What about all the other DA receptors? Currently, five have been discovered (D1 through D5), and the possibilities for drug development are tantalizing. D4, for example, occurs in the limbic region and not in the striatal regions. So a selective D4 blocker would be ideal. Unfortunately, nobody has been able to synthesize one. D3 is quite plentiful in the prefrontal cortex, so how about a combination D3 agonist (for negative symptoms) and a D2 antagonist (for psychotic symptoms)? No such creature exists now, but we’ll let you know when it appears in some company’s pipeline.
Dopamine and ADHD Much is made of how stimulants increase DA, the mechanism being a combination of immediate release from storage vesicles and more gradual DA reuptake blockade. Since stimulants increase dopamine, it’s tempting to see ADHD as a dopamine-deficiency disorder. But several pieces of evidence are at odds with this idea.
First, if you give kids with ADHD pure dopamine (in the form of L-dopa, which crosses the blood brain barrier), it doesn’t help (see Biol Psychiatry 2005;57:1385-1390 for a good review of research described in this section). Second, drugs that have little effect on DA are often effective in ADHD. The most obvious example of this is Strattera (atomoxetine), which is a selective norepinephrine (NE) reuptake blocker.
In fact, all stimulants increase levels of NE as well as DA, and so most experts see ADHD as a complicated disorder involving both of these neurotransmitters. Indeed, the data on ADHD is so confusing and contradictory that one researcher, Anthony Grace at the University of Pittsburg, convincingly argues that ADHD is a disorder of both too much and too little DA (see article mentioned above for references).

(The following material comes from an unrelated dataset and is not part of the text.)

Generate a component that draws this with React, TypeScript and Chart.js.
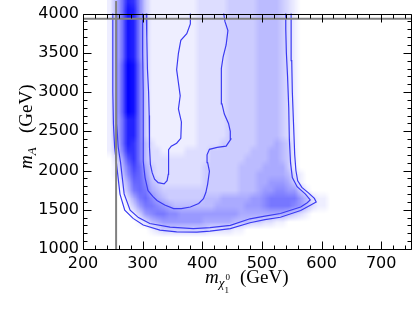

How could this make sense? Because there are two different sources of DA in the brain: a “tonic” pool of the stuff that is always bathing the neurons, and a “phasic” burst during which lots of DA is released at once. According to Grace’s theory, the phasic DA bursts cause people to be especially impulsive and inattentive. The presence of sufficient tonic DA creates a negative feedback loop that minimizes the phasic bursts. Stimulants may work, in part, by increasing the tonic pool of DA and thereby putting a brake on periodic DA bursts.
Bottom line? We’re still far from the point where we can confidently predict a drug’s effectiveness based on its neurochemical profile.